Graves, Donald E. (Editor 1993). Merry Hearts Make Light Days : The War of 1812 Journal of Lieutenant John Le Couteur, 104th Foot. Carlton University Press, Ottawa, Canada.
On the 13th of January, 1813, the first 'hint' of the 'forced-march' for the 104th Regiment from New Brunswick through to Upper Canada, via Lower Canada, is conveyed: "The Light Company ordered to march through to St. Andrew's tomorrow morning. Packing up smartly. L[ieutenan]ts. Phair and Graves marched with part of the company, L[ieutenan]t. Jobling with Twenty more men the 15th. Captain Shore and I to march the next day. Countermanded after being in Suspense to the 18th when the General held a Levee and gave a General Ball in the evening when He told Shore we should not move, to our joy!" (Graves, p.78).
The march formally began on February 16th, 1813, when the first Battalion Company was sent off and the first stretch was generally continuous from Fredericton, New Brunswick to Quebec City, Lower Canada. 400 miles in 24 days in deep snow over steep terraine and ice. It averaged 27 degrees below zero Farenheit (F.)! That's 32 degrees below zero Celcius C.)! On one particular evening while camped next to the St. Lawrence one thermometre registered 50 degrees below zero while the other one registered 59 degrees below zero F. ! That's between 46 and 50 below zero C. !
Each day after February 16th another company was sent out until on February 21st, 1813, the Light Company was finally sent off to begin this epic and famous journey. They arrived in Quebec City, Lower Canada on March 15th, 1813.
After just 10 days rest, the Light and Grenadier Companys of the 104th were sent off to Chambly and then on April 2 they were sent off to Kingston, Upper Canada.
On the final day of their journey, April 12th, 1813, they set out from Ganonoque, Upper Canada at 5:00 a.m. and they arrived in Kingston by noon. This last stretch was 24 miles completed in 7 hours.
Total journey for the Light Company was 720 miles (1150 km) in 39 days (5.5 weeks) of marching. And it was done at the absolute coldest time of the year. It's speculated that only approximately 250 miles of it was done over any kind of 'groomed' pathways/roadways.

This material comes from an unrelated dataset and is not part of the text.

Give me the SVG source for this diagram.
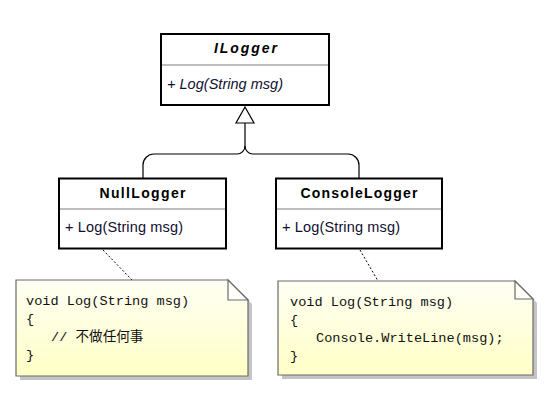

To put that in perspective when our re-enacted Glengarrys completed the "forced-march" from Chippawa to Fort Erie, Upper Canada 10 years ago we covered the first day (15.5 miles) in 8 hours. That included three breaks totaling 2 hours. It was a beautifully warm day of 25 degrees celcius and the pathway we followed was paved. The beer was very cold and refreshing at the 10 mile mark and that's likely what made the last 5.5 miles so darned difficult to complete....lol......for the 80 percent that were able to complete it without the aid of modern ambulatory transportation.....lol......we averaged 2.6 miles per hour in the best possible conditions. While they, averaging 7 hour days, managed to perform the near impossible at the exact same average speed: 2.6 mph
Bottom line is they were tough little buggers back then and it's an amazing feat they performed!